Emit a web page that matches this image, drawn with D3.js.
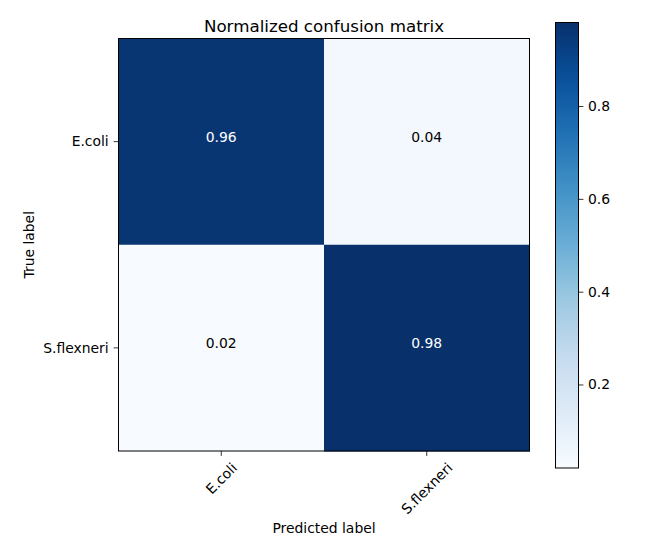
<!DOCTYPE html>
<html>
<head>
<meta charset="utf-8">
<script src="https://cdn.jsdelivr.net/npm/d3@7"></script>
<style>
  body { margin: 0; background: #fff; }
  text { font-family: "DejaVu Sans", sans-serif; fill: #000; }
</style>
</head>
<body>
<div id="chart"></div>
<script>
// datos de la matriz
const clases = ["E.coli", "S.flexneri"];
const valores = [
    [0.96, 0.04],
    [0.02, 0.98]
];
const ticksBarra = [0.2, 0.4, 0.6, 0.8];
const rangoColor = [0.02, 0.98];

// paleta Blues de matplotlib
const blues = ["#f7fbff", "#deebf7", "#c6dbef", "#9ecae1", "#6baed6",
               "#4292c6", "#2171b5", "#08519c", "#08306b"];

const width = 652, height = 544;
const m = { left: 118.5, right: 529.5, top: 38.5, bottom: 451 };

const svg = d3.select("#chart").append("svg")
    .attr("width", width)
    .attr("height", height);

const x = d3.scaleBand().domain(clases).range([m.left, m.right]);
const y = d3.scaleBand().domain(clases).range([m.top, m.bottom]);

const norm = d3.scaleLinear().domain(rangoColor).range([0, 1]);
const paleta = d3.scaleLinear()
    .domain(blues.map((_, i) => i / (blues.length - 1)))
    .range(blues)
    .interpolate(d3.interpolateRgb)
    .clamp(true);
const color = v => paleta(norm(v));

const celdas = [];
valores.forEach((fila, i) => fila.forEach((v, j) => celdas.push({ fila: clases[i], col: clases[j], v })));

svg.selectAll("rect.celda")
    .data(celdas)
    .enter().append("rect")
    .attr("class", "celda")
    .attr("x", d => x(d.col))
    .attr("y", d => y(d.fila))
    .attr("width", x.bandwidth() + 0.5)
    .attr("height", y.bandwidth() + 0.5)
    .attr("fill", d => color(d.v));

const umbral = d3.max(celdas, d => d.v) / 2;
svg.selectAll("text.valor")
    .data(celdas)
    .enter().append("text")
    .attr("class", "valor")
    .attr("x", d => x(d.col) + x.bandwidth() / 2)
    .attr("y", d => y(d.fila) + y.bandwidth() / 2)
    .attr("text-anchor", "middle")
    .attr("dy", "0.04em")
    .style("font-size", "13.9px")
    .style("fill", d => d.v > umbral ? "#fff" : "#000")
    .text(d => d.v.toFixed(2));

svg.append("rect")
    .attr("x", m.left).attr("y", m.top)
    .attr("width", m.right - m.left).attr("height", m.bottom - m.top)
    .attr("fill", "none").attr("stroke", "#000").attr("stroke-width", 1);

// eje y
const ejeY = svg.append("g");
clases.forEach(c => {
    const cy = y(c) + y.bandwidth() / 2;
    ejeY.append("line")
        .attr("x1", m.left - 4.9).attr("x2", m.left)
        .attr("y1", cy).attr("y2", cy)
        .attr("stroke", "#000").attr("stroke-width", 0.8);
    ejeY.append("text")
        .attr("x", m.left - 9.8).attr("y", cy)
        .attr("dy", "0.35em")
        .attr("text-anchor", "end")
        .style("font-size", "13.9px")
        .text(c);
});

// eje x con etiquetas giradas 45 grados
const ejeX = svg.append("g");
clases.forEach(c => {
    const cx = x(c) + x.bandwidth() / 2;
    ejeX.append("line")
        .attr("x1", cx).attr("x2", cx)
        .attr("y1", m.bottom).attr("y2", m.bottom + 4.9)
        .attr("stroke", "#000").attr("stroke-width", 0.8);
    const t = ejeX.append("text")
        .attr("text-anchor", "middle")
        .attr("dominant-baseline", "central")
        .style("font-size", "13.9px")
        .text(c);
    const w = t.node().getComputedTextLength();
    const h = 13.9 * 0.9;
    const cy = m.bottom + 9.8 + (w + h) / (2 * Math.SQRT2);
    t.attr("transform", `translate(${cx},${cy}) rotate(-45)`);
});

// títulos
svg.append("text")
    .attr("x", (m.left + m.right) / 2).attr("y", 31.5)
    .attr("text-anchor", "middle")
    .style("font-size", "16.7px")
    .text("Normalized confusion matrix");

svg.append("text")
    .attr("x", (m.left + m.right) / 2).attr("y", 533)
    .attr("text-anchor", "middle")
    .style("font-size", "13.9px")
    .text("Predicted label");

svg.append("text")
    .attr("transform", `translate(34,${(m.top + m.bottom) / 2}) rotate(-90)`)
    .attr("text-anchor", "middle")
    .style("font-size", "13.9px")
    .text("True label");

// barra de color
const barra = { x0: 555.5, x1: 578.5, top: 22.5, bottom: 468 };
const yBarra = d3.scaleLinear().domain(rangoColor).range([barra.bottom, barra.top]);

const grad = svg.append("defs").append("linearGradient")
    .attr("id", "gradBlues")
    .attr("x1", 0).attr("y1", 1).attr("x2", 0).attr("y2", 0);
d3.range(0, 1.0001, 0.05).forEach(p => {
    grad.append("stop")
        .attr("offset", p)
        .attr("stop-color", paleta(p));
});

svg.append("rect")
    .attr("x", barra.x0).attr("y", barra.top)
    .attr("width", barra.x1 - barra.x0).attr("height", barra.bottom - barra.top)
    .attr("fill", "url(#gradBlues)")
    .attr("stroke", "#000").attr("stroke-width", 1);

const ejeBarra = svg.append("g")
    .attr("transform", `translate(${barra.x1},0)`)
    .call(d3.axisRight(yBarra).tickValues(ticksBarra).tickSize(4.9).tickPadding(4.5).tickFormat(d3.format(".1f")));
ejeBarra.select(".domain").remove();
ejeBarra.selectAll("line").attr("stroke-width", 0.8);
ejeBarra.selectAll("text")
    .style("font-size", "13.9px")
    .style("font-family", "DejaVu Sans, sans-serif");
</script>
</body>
</html>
§
The data above should be repeated exactly, minus any pictures.

Emit a web page that matches this image, drawn with D3.js.
<!DOCTYPE html>
<html>
<head>
<meta charset="utf-8">
<script src="https://cdn.jsdelivr.net/npm/d3@7"></script>
<style>
  body { margin: 0; background: #fff; }
  text { font-family: "DejaVu Sans", sans-serif; fill: #000; }
</style>
</head>
<body>
<div id="chart"></div>
<script>
// datos de la matriz
const clases = ["E.coli", "S.flexneri"];
const valores = [
    [0.96, 0.04],
    [0.02, 0.98]
];
const ticksBarra = [0.2, 0.4, 0.6, 0.8];
const rangoColor = [0.02, 0.98];

// paleta Blues de matplotlib
const blues = ["#f7fbff", "#deebf7", "#c6dbef", "#9ecae1", "#6baed6",
               "#4292c6", "#2171b5", "#08519c", "#08306b"];

const width = 652, height = 544;
const m = { left: 118.5, right: 529.5, top: 38.5, bottom: 451 };

const svg = d3.select("#chart").append("svg")
    .attr("width", width)
    .attr("height", height);

const x = d3.scaleBand().domain(clases).range([m.left, m.right]);
const y = d3.scaleBand().domain(clases).range([m.top, m.bottom]);

const norm = d3.scaleLinear().domain(rangoColor).range([0, 1]);
const paleta = d3.scaleLinear()
    .domain(blues.map((_, i) => i / (blues.length - 1)))
    .range(blues)
    .interpolate(d3.interpolateRgb)
    .clamp(true);
const color = v => paleta(norm(v));

const celdas = [];
valores.forEach((fila, i) => fila.forEach((v, j) => celdas.push({ fila: clases[i], col: clases[j], v })));

svg.selectAll("rect.celda")
    .data(celdas)
    .enter().append("rect")
    .attr("class", "celda")
    .attr("x", d => x(d.col))
    .attr("y", d => y(d.fila))
    .attr("width", x.bandwidth() + 0.5)
    .attr("height", y.bandwidth() + 0.5)
    .attr("fill", d => color(d.v));

const umbral = d3.max(celdas, d => d.v) / 2;
svg.selectAll("text.valor")
    .data(celdas)
    .enter().append("text")
    .attr("class", "valor")
    .attr("x", d => x(d.col) + x.bandwidth() / 2)
    .attr("y", d => y(d.fila) + y.bandwidth() / 2)
    .attr("text-anchor", "middle")
    .attr("dy", "0.04em")
    .style("font-size", "13.9px")
    .style("fill", d => d.v > umbral ? "#fff" : "#000")
    .text(d => d.v.toFixed(2));

svg.append("rect")
    .attr("x", m.left).attr("y", m.top)
    .attr("width", m.right - m.left).attr("height", m.bottom - m.top)
    .attr("fill", "none").attr("stroke", "#000").attr("stroke-width", 1);

// eje y
const ejeY = svg.append("g");
clases.forEach(c => {
    const cy = y(c) + y.bandwidth() / 2;
    ejeY.append("line")
        .attr("x1", m.left - 4.9).attr("x2", m.left)
        .attr("y1", cy).attr("y2", cy)
        .attr("stroke", "#000").attr("stroke-width", 0.8);
    ejeY.append("text")
        .attr("x", m.left - 9.8).attr("y", cy)
        .attr("dy", "0.35em")
        .attr("text-anchor", "end")
        .style("font-size", "13.9px")
        .text(c);
});

// eje x con etiquetas giradas 45 grados
const ejeX = svg.append("g");
clases.forEach(c => {
    const cx = x(c) + x.bandwidth() / 2;
    ejeX.append("line")
        .attr("x1", cx).attr("x2", cx)
        .attr("y1", m.bottom).attr("y2", m.bottom + 4.9)
        .attr("stroke", "#000").attr("stroke-width", 0.8);
    const t = ejeX.append("text")
        .attr("text-anchor", "middle")
        .attr("dominant-baseline", "central")
        .style("font-size", "13.9px")
        .text(c);
    const w = t.node().getComputedTextLength();
    const h = 13.9 * 0.9;
    const cy = m.bottom + 9.8 + (w + h) / (2 * Math.SQRT2);
    t.attr("transform", `translate(${cx},${cy}) rotate(-45)`);
});

// títulos
svg.append("text")
    .attr("x", (m.left + m.right) / 2).attr("y", 31.5)
    .attr("text-anchor", "middle")
    .style("font-size", "16.7px")
    .text("Normalized confusion matrix");

svg.append("text")
    .attr("x", (m.left + m.right) / 2).attr("y", 533)
    .attr("text-anchor", "middle")
    .style("font-size", "13.9px")
    .text("Predicted label");

svg.append("text")
    .attr("transform", `translate(34,${(m.top + m.bottom) / 2}) rotate(-90)`)
    .attr("text-anchor", "middle")
    .style("font-size", "13.9px")
    .text("True label");

// barra de color
const barra = { x0: 555.5, x1: 578.5, top: 22.5, bottom: 468 };
const yBarra = d3.scaleLinear().domain(rangoColor).range([barra.bottom, barra.top]);

const grad = svg.append("defs").append("linearGradient")
    .attr("id", "gradBlues")
    .attr("x1", 0).attr("y1", 1).attr("x2", 0).attr("y2", 0);
d3.range(0, 1.0001, 0.05).forEach(p => {
    grad.append("stop")
        .attr("offset", p)
        .attr("stop-color", paleta(p));
});

svg.append("rect")
    .attr("x", barra.x0).attr("y", barra.top)
    .attr("width", barra.x1 - barra.x0).attr("height", barra.bottom - barra.top)
    .attr("fill", "url(#gradBlues)")
    .attr("stroke", "#000").attr("stroke-width", 1);

const ejeBarra = svg.append("g")
    .attr("transform", `translate(${barra.x1},0)`)
    .call(d3.axisRight(yBarra).tickValues(ticksBarra).tickSize(4.9).tickPadding(4.5).tickFormat(d3.format(".1f")));
ejeBarra.select(".domain").remove();
ejeBarra.selectAll("line").attr("stroke-width", 0.8);
ejeBarra.selectAll("text")
    .style("font-size", "13.9px")
    .style("font-family", "DejaVu Sans, sans-serif");
</script>
</body>
</html>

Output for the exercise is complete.